Aaron Bruno: Most strongly would be the stuff that made me fall in love with music when I was younger: Michael Jackson, Prince and a lot of the punk rock scene. Nirvana and Kurt Cobain [were] a huge thing for me. I grew up in the hardcore punk rock scene around singers that did a lot of screaming, but in more of a melodic way. At the same time, I always really loved pop music. More importantly than music, I feel like life experiences have influenced me to do what I do. Since I'm such a huge music fan I listen to everything. I'm not genre specific. Jeff Buckley was a huge one for me vocally. Not that I'm half the singer he is, but when I heard how well and how confidently he sang in his falsetto, it really gave me the confidence to explore singing in a more feminine way.

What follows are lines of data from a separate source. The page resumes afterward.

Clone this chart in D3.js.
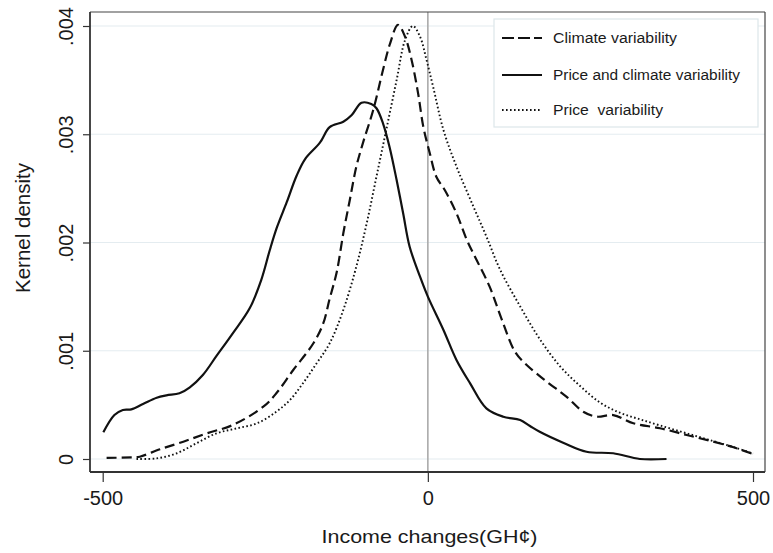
<!DOCTYPE html>
<html><head><meta charset="utf-8">
<script src="https://cdn.jsdelivr.net/npm/d3@7"></script>
<style>body{margin:0;background:#fff}svg{display:block}text{font-family:"Liberation Sans",Arial,sans-serif;fill:#1a1a1a}</style>
</head><body><svg id="c" width="773" height="553"></svg>
<script>
// Data: [income change, kernel density]
const climate = [[-494,0.00001],[-453,0.000016],[-443,0.000021],[-412,0.00009],[-376,0.00016],[-340,0.000237],[-300,0.000314],[-253,0.000483],[-233,0.000607],[-207,0.000822],[-176,0.001069],[-161,0.00125],[-151,0.00148],[-140,0.00173],[-130,0.002085],[-120,0.002393],[-110,0.0027],[-100,0.002916],[-84,0.003224],[-69,0.003594],[-58,0.00384],[-46,0.00401],[-35,0.0039],[-25,0.003686],[-15,0.003378],[-7,0.00307],[3,0.002824],[13,0.002608],[26,0.002485],[44,0.00227],[60,0.002023],[75,0.001838],[95,0.001592],[113,0.0013],[134,0.000991],[152,0.000868],[183,0.000714],[213,0.000576],[239,0.000437],[260,0.000391],[285,0.000406],[316,0.00033],[357,0.000284],[398,0.000222],[439,0.00016],[470,0.000108],[500,0.000046]];
const priceClimate = [[-499,0.000247],[-482,0.000406],[-469,0.000453],[-456,0.000459],[-438,0.000508],[-417,0.000566],[-402,0.000588],[-382,0.000607],[-366,0.000662],[-346,0.000776],[-325,0.000952],[-300,0.001161],[-274,0.001392],[-256,0.001658],[-243,0.001931],[-232,0.002141],[-217,0.002372],[-202,0.002614],[-189,0.002769],[-166,0.002922],[-151,0.003066],[-130,0.003116],[-117,0.003178],[-102,0.003291],[-87,0.00328],[-79,0.00324],[-69,0.003101],[-59,0.002885],[-48,0.002577],[-38,0.00227],[-28,0.001961],[-12,0.001684],[0,0.0015],[24,0.001192],[44,0.000915],[65,0.000699],[90,0.000468],[116,0.000391],[142,0.00036],[157,0.000305],[172,0.000252],[208,0.000151],[244,0.000067],[285,0.000053],[326,0],[367,0]];
const price = [[-448,0],[-417,0.000006],[-386,0.000053],[-356,0.000145],[-325,0.000237],[-294,0.000283],[-263,0.000329],[-233,0.000437],[-212,0.000545],[-192,0.0007],[-171,0.000884],[-151,0.001069],[-130,0.001377],[-110,0.001777],[-94,0.002178],[-79,0.002609],[-64,0.003039],[-48,0.003501],[-35,0.003871],[-23,0.004],[-12,0.003901],[-2,0.003686],[8,0.003441],[24,0.003039],[44,0.002702],[70,0.002333],[90,0.002056],[111,0.00175],[142,0.001409],[172,0.001109],[203,0.000859],[234,0.000675],[265,0.000521],[295,0.000428],[326,0.000367],[357,0.00031],[398,0.000237],[439,0.000165],[470,0.00011],[500,0.00005]];
const yTicks = [0, 0.001, 0.002, 0.003, 0.004];
const yTickLabels = ["0", ".001", ".002", ".003", ".004"];
const xTicks = [-500, 0, 500];
const xTickLabels = ["-500", "0", "500"];
const seriesNames = ["Climate variability", "Price and climate variability", "Price  variability"];

const svg = d3.select("#c");
const L = 90, R = 765, T = 12, B = 472;
const x = d3.scaleLinear().domain([-500, 500]).range([102.7, 753]);
const y = d3.scaleLinear().domain([0, 0.004]).range([459, 26]);

// gridlines
svg.append("g").selectAll("line").data(yTicks).join("line")
  .attr("x1", L).attr("x2", R).attr("y1", d => y(d)).attr("y2", d => y(d))
  .attr("stroke", "#e4ecf0").attr("stroke-width", 1.2);

// zero reference line
svg.append("line").attr("x1", x(0)).attr("x2", x(0)).attr("y1", T).attr("y2", B)
  .attr("stroke", "#aaaaaa").attr("stroke-width", 1.6);

// frame
svg.append("line").attr("x1", L).attr("x2", R).attr("y1", T).attr("y2", T).attr("stroke", "#444").attr("stroke-width", 1.2);
svg.append("line").attr("x1", R).attr("x2", R).attr("y1", T).attr("y2", B).attr("stroke", "#444").attr("stroke-width", 1.2);

// axes
const yAxis = d3.axisLeft(y).tickValues(yTicks).tickFormat((d, i) => yTickLabels[i]).tickSize(7).tickSizeOuter(0);
const gy = svg.append("g").attr("transform", `translate(${L},0)`).call(yAxis);
gy.select(".domain").attr("d", `M0,${T}V${B}`).attr("stroke", "#333").attr("stroke-width", 1.8);
gy.selectAll(".tick line").attr("stroke", "#333").attr("stroke-width", 1.2);
gy.selectAll(".tick text").attr("transform", "rotate(-90)").attr("x", 0).attr("y", -17)
  .attr("dy", 0).attr("text-anchor", "middle").style("font-size", "20px").attr("fill", "#1a1a1a")
  .attr("font-family", "Liberation Sans, Arial, sans-serif");

const xAxis = d3.axisBottom(x).tickValues(xTicks).tickFormat((d, i) => xTickLabels[i]).tickSize(10).tickSizeOuter(0);
const gx = svg.append("g").attr("transform", `translate(0,${B})`).call(xAxis);
gx.select(".domain").attr("d", `M${L},0H${R}`).attr("stroke", "#333").attr("stroke-width", 1.8);
gx.selectAll(".tick line").attr("stroke", "#333").attr("stroke-width", 1.2);
gx.selectAll(".tick text").attr("y", 32.5).attr("dy", 0).style("font-size", "20px").attr("fill", "#1a1a1a")
  .attr("font-family", "Liberation Sans, Arial, sans-serif");

// titles
svg.append("text").attr("x", 429.5).attr("y", 543).attr("text-anchor", "middle")
  .style("font-size", "18.5px").attr("textLength", 216).attr("lengthAdjust", "spacingAndGlyphs")
  .text("Income changes(GH¢)");
svg.append("text").attr("transform", "translate(30,228) rotate(-90)").attr("text-anchor", "middle")
  .style("font-size", "19.5px").attr("textLength", 130).attr("lengthAdjust", "spacingAndGlyphs")
  .text("Kernel density");

// curves
const line = d3.line().x(d => x(d[0])).y(d => y(d[1])).curve(d3.curveCatmullRom.alpha(0.5));
const styles = [
  {data: climate, dash: "10,5", w: 2.2},
  {data: priceClimate, dash: null, w: 2.2},
  {data: price, dash: "1.6,2.4", w: 1.9}
];
styles.forEach(s => {
  svg.append("path").datum(s.data).attr("d", line).attr("fill", "none")
    .attr("stroke", "#111").attr("stroke-width", s.w)
    .attr("stroke-dasharray", s.dash);
});

// legend
const lg = svg.append("g");
lg.append("rect").attr("x", 494).attr("y", 19).attr("width", 264).attr("height", 108)
  .attr("fill", "#fff").attr("stroke", "#dde6ea").attr("stroke-width", 1.2);
const legY = [38, 75, 110];
const legLen = [124, 187, 110];
const legDash = ["12,4", null, "1.6,2.4"];
const legW = [2.2, 2.2, 1.9];
seriesNames.forEach((n, i) => {
  lg.append("line").attr("x1", 502).attr("x2", 542).attr("y1", legY[i]).attr("y2", legY[i])
    .attr("stroke", "#111").attr("stroke-width", legW[i]).attr("stroke-dasharray", legDash[i]);
  lg.append("text").attr("x", 553).attr("y", legY[i] + 5).style("font-size", "14px")
    .attr("textLength", legLen[i]).attr("lengthAdjust", "spacingAndGlyphs")
    .attr("xml:space", "preserve").style("white-space", "pre").text(n);
});
</script></body></html>
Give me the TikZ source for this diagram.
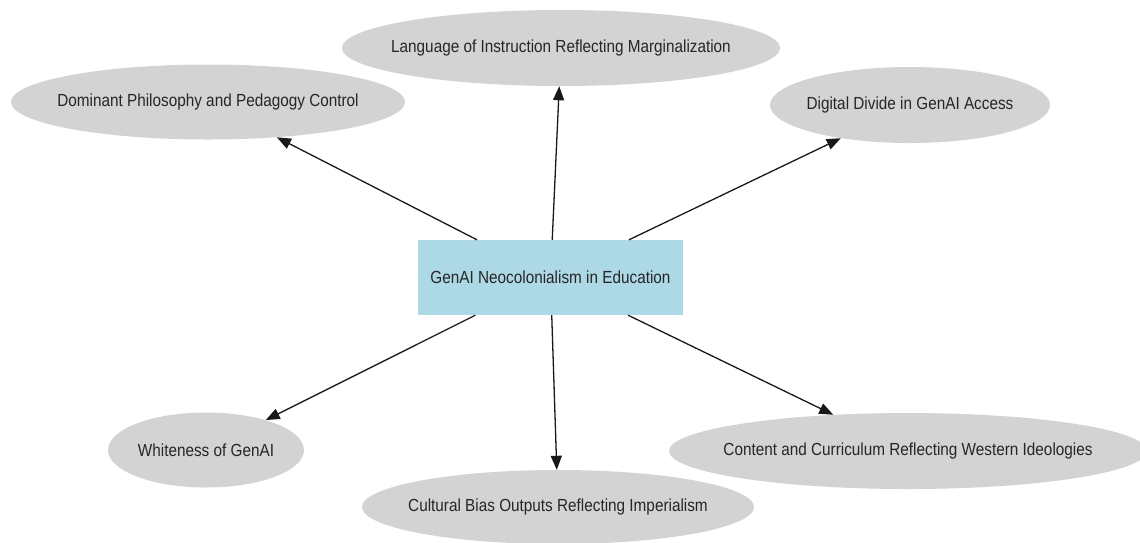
\documentclass[tikz,border=0pt]{standalone}
\usepackage{fontspec}
\setmainfont{Liberation Sans}
\usetikzlibrary{shapes.geometric,arrows.meta}
\definecolor{ellfill}{HTML}{D3D3D3}
\definecolor{boxfill}{HTML}{ADD8E6}
\newcommand{\lbl}[1]{\makebox[0pt][c]{\scalebox{0.875}[1]{#1}}}
\tikzset{
  ell/.style={ellipse, fill=ellfill, draw=none, inner sep=0pt, font=\fontsize{17.5}{20}\selectfont, text=black!85},
  mainbox/.style={rectangle, fill=boxfill, draw=none, inner sep=0pt, minimum width=265pt, minimum height=75pt, font=\fontsize{17.5}{20}\selectfont, text=black!85},
  edge/.style={-{Triangle[length=14pt,width=11pt]}, line width=1.3pt, black!90}
}
\begin{document}
\begin{tikzpicture}[x=1pt,y=-1pt]
\useasboundingbox (0,0) rectangle (1140,542);
\clip (0,0) rectangle (1140,542);
\node[mainbox] (c) at (550.5,277.5) {\lbl{GenAI Neocolonialism in Education}};
\node[ell, minimum width=438pt, minimum height=76pt] (lang) at (561,48) {\lbl{Language of Instruction Reflecting Marginalization}};
\node[ell, minimum width=394pt, minimum height=75pt] (dom) at (208,102) {\lbl{Dominant Philosophy and Pedagogy Control}};
\node[ell, minimum width=280pt, minimum height=76pt] (dig) at (910,105) {\lbl{Digital Divide in GenAI Access}};
\node[ell, minimum width=196pt, minimum height=75pt] (white) at (206,450) {\lbl{Whiteness of GenAI}};
\node[ell, minimum width=392pt, minimum height=74pt] (cult) at (558,507) {\lbl{Cultural Bias Outputs Reflecting Imperialism}};
\node[ell, minimum width=478pt, minimum height=76pt] (cont) at (908,451) {\lbl{Content and Curriculum Reflecting Western Ideologies}};
\draw[edge] (c) -- (dom);
\draw[edge] (c) -- (lang);
\draw[edge] (c) -- (dig);
\draw[edge] (c) -- (white);
\draw[edge] (c) -- (cult);
\draw[edge] (c) -- (cont);
\end{tikzpicture}
\end{document}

NUVO: As an aspiring musician myself, I dream of what it would be like to have a huge crowd sing my songs back to me. How would you best describe the experience of having your own work verbally reciprocated at live shows?
Bruno: That's a good question. It's acknowledgement that you're reaching people when they can be singing so loud that you can actually hear them sing back. The first time that happened for us was in Austin, TX. We went to play a show, and it was when "Sail" started to take off. I always thought ["Sail"] was such a strange song and a strange choice to play on the radio [so] I didn't have any expectations for it to necessarily do well. So when it ended up doing well and the crowd ended up singing it louder than the whole PA system, it was really stunning. It's always really special to hear your song like that.

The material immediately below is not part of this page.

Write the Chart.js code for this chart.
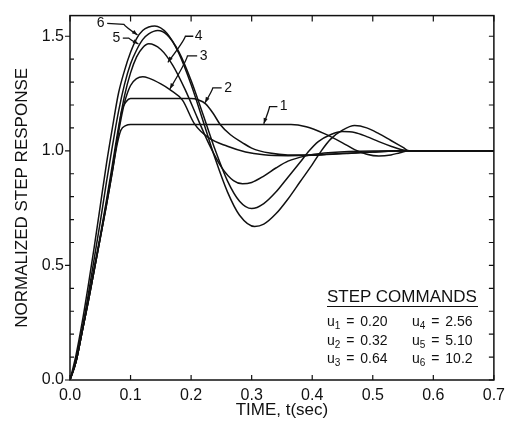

NUVO: I'm sure it gives you a break from singing which is always nice.
Bruno: Yeah, it really is. The vocals are extremely demanding. When I wrote a lot of these songs, I guess I didn't ever think that I was going to be able to play a bunch of shows, so I didn't really put a lot of thought into how hard it would be. It's a work in progress for sure.
NUVO: How would you compare what people hear on your record to what people will experience at your live shows?

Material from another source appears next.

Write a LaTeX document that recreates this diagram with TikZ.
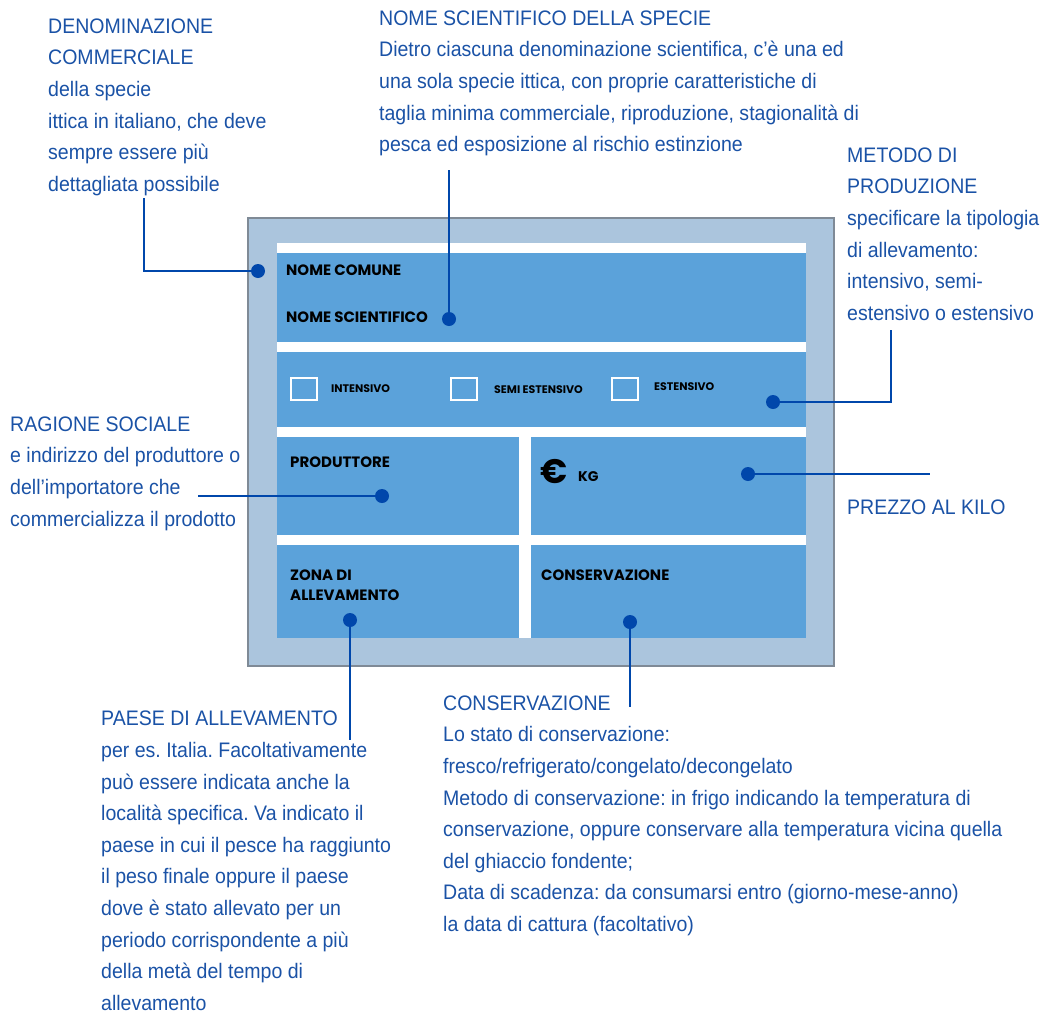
\documentclass[tikz,border=0pt]{standalone}
\usepackage{fontspec}
\usepackage{tikz}
\usetikzlibrary{positioning}
\newfontfamily\notefont{Liberation Sans}[FakeStretch=0.93]
\newfontfamily\boxfont{Poppins}
\definecolor{noteblue}{HTML}{1A52A6}
\definecolor{linkblue}{HTML}{0047AB}
\definecolor{framefill}{HTML}{ABC5DD}
\definecolor{framedraw}{HTML}{7F8A96}
\definecolor{fieldblue}{HTML}{5BA2DA}
\frenchspacing

\begin{document}
\begin{tikzpicture}[x=1pt, y=-1pt,
  note/.style={anchor=north west, inner sep=0pt, align=left, text=noteblue,
    font=\notefont\fontsize{21}{31.6}\selectfont},
  tag/.style={anchor=west, inner sep=0pt, font=\boxfont\bfseries\fontsize{15}{20}\selectfont},
  smalltag/.style={anchor=west, inner sep=0pt, font=\boxfont\bfseries\fontsize{11}{12}\selectfont},
  tickbox/.style={anchor=north west, draw=white, line width=1.5pt, minimum width=26pt,
    minimum height=22pt, inner sep=0pt},
  dot/.style={circle, fill=linkblue, inner sep=0pt, minimum size=14pt},
  link/.style={draw=linkblue, line width=2.6pt}]
  \useasboundingbox (0,0) rectangle (1050,1012);

  % Label frame
  \draw[fill=framefill, draw=framedraw, line width=2pt] (248,218) rectangle (834,666);
  \fill[white] (277,243) rectangle (806,638);

  % Fields
  \fill[fieldblue] (277,253) rectangle (806,342);
  \fill[fieldblue] (277,352) rectangle (806,427);
  \fill[fieldblue] (277,437) rectangle (519,535);
  \fill[fieldblue] (531,437) rectangle (806,535);
  \fill[fieldblue] (277,545) rectangle (519,638);
  \fill[fieldblue] (531,545) rectangle (806,638);

  % Field labels
  \node[tag] (comune) at (286,270) {NOME COMUNE};
  \node[tag] (scient) at (286,317) {NOME SCIENTIFICO};
  \node[tickbox] (boxint) at (290,377) {};
  \node[tickbox] (boxsemi) at (450,377) {};
  \node[tickbox] (boxest) at (611,377) {};
  \node[smalltag] (intens) at (331,389) {INTENSIVO};
  \node[smalltag] (semiest) at (494,390) {SEMI ESTENSIVO};
  \node[smalltag] (estens) at (654,387) {ESTENSIVO};
  \node[tag] (produt) at (290,462) {PRODUTTORE};
  \node[anchor=west, inner sep=0pt, font=\boxfont\bfseries\fontsize{34}{34}\selectfont] (euro) at (540,472) {€};
  \node[tag, font=\boxfont\bfseries\fontsize{14}{16}\selectfont] (kg) at (578,477) {KG};
  \node[tag, anchor=north west, align=left] (zona) at (290,569.5) {ZONA DI\\ALLEVAMENTO};
  \node[tag] (conserv) at (541,575) {CONSERVAZIONE};

  % Dots
  \node[dot] (dcomune) at (258,271) {};
  \node[dot] (dscient) at (449,319) {};
  \node[dot] (dmetodo) at (773,402) {};
  \node[dot] (dprod) at (382,496) {};
  \node[dot] (dprezzo) at (748,474) {};
  \node[dot] (dzona) at (350,620) {};
  \node[dot] (dcons) at (630,622) {};

  % Notes
  \node[note] (denom) at (48,18.5) {DENOMINAZIONE\\COMMERCIALE\\della specie\\ittica in italiano, che deve\\sempre essere più\\dettagliata possibile};
  \node[note] (nomesci) at (379,10.5) {NOME SCIENTIFICO DELLA SPECIE\\Dietro ciascuna denominazione scientifica, c’è una ed\\una sola specie ittica, con proprie caratteristiche di\\taglia minima commerciale, riproduzione, stagionalità di\\pesca ed esposizione al rischio estinzione};
  \node[note] (metodo) at (847,147.5) {METODO DI\\PRODUZIONE\\specificare la tipologia\\di allevamento:\\intensivo, semi-\\estensivo o estensivo};
  \node[note] (ragione) at (10,416.5) {RAGIONE SOCIALE\\e indirizzo del produttore o\\dell’importatore che\\commercializza il prodotto};
  \node[note] (prezzo) at (847,499.5) {PREZZO AL KILO};
  \node[note] (paese) at (101,711) {PAESE DI ALLEVAMENTO\\per es. Italia. Facoltativamente\\può essere indicata anche la\\località specifica. Va indicato il\\paese in cui il pesce ha raggiunto\\il peso finale oppure il paese\\dove è stato allevato per un\\periodo corrispondente a più\\della metà del tempo di\\allevamento};
  \node[note] (stato) at (443,695.5) {CONSERVAZIONE\\Lo stato di conservazione:\\fresco/refrigerato/congelato/decongelato\\Metodo di conservazione: in frigo indicando la temperatura di\\conservazione, oppure conservare alla temperatura vicina quella\\del ghiaccio fondente;\\Data di scadenza: da consumarsi entro (giorno-mese-anno)\\la data di cattura (facoltativo)};

  % Connectors
  \coordinate (edenom) at (144,198);
  \coordinate (escient) at (449,170);
  \coordinate (emetodo) at (891,330);
  \coordinate (eragione) at (198,496);
  \coordinate (eprezzo) at (930,474);
  \coordinate (ezona) at (350,740);
  \coordinate (econs) at (630,707);
  \draw[link] (edenom) |- (dcomune);
  \draw[link] (escient) -- (dscient);
  \draw[link] (dmetodo) -| (emetodo);
  \draw[link] (eragione) -- (dprod);
  \draw[link] (dprezzo) -- (eprezzo);
  \draw[link] (dzona) -- (ezona);
  \draw[link] (dcons) -- (econs);
\end{tikzpicture}
\end{document}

Bruno: It's what I would want to see happen at a show for a band that I really liked a lot that sounded like this. It's heavier, in a different way. We accentuate the parts that matter most and do our best to replicate the record with a lot more intensity and a lot more intimacy. I made the record myself, but with the band we become a family and a cohesive team so that makes a huge difference too. I love the '90s energy of alternative music, and it seems like it's getting a little closer to that too.
NUVO: Will your show on January 19th at the Vogue be your first time in Indianapolis?
Bruno: It will be our third time actually. It's a great venue. It's the perfect size. Playing in front of more than twenty people is a big luxury to me. It gets really wild though. The security guards definitely have to work hard.
NUVO: Having been in more than one successful band over the years, and experiencing the highs and lows of the music business, what would you say is your most personally satisfying musical accomplishment to date?
Bruno: The first two bands I was in didn't really work out the way I wanted them to, although I'm proud of the work and learning experience I gained from it. First and foremost, I'm grateful to have a third opportunity to get my music out there with the help of the people that really believe in it. That's really special to me. All I wanted was to release these songs I had recorded because the last band I was in ended up putting a lot of heart and soul into songs that never even got the chance to be released. My first goal was to simply release songs and not have them sit on a hard drive forever. I can't necessarily pick one thing that I'm most proud of. I'm just thankful to be able to sell out shows. It blows my mind.
NUVO: With the large success of Megalithic Symphony and a mini musical 'nation' forming under your thumb, I am dying to know if you have any interesting plans for vocal collaboration in the future.
Bruno: Vocal collaborations are tricky, because it has to make sense. I've been working with a few different up and coming rappers that have a lot of beats that I like. That may not be great for AWOL, but they seem like they could be great for a good emcee, or just someone different in general. I just don't want anyone to get sick of this. I feel like "Sail" has become such a huge hit that in some cities people are like "Geez man, I've heard this song a lot." That's obviously the goal, but I want to keep things fresh and more importantly than working with anyone else I'm just making sure that the next record is going to be great and hopefully a step above this one.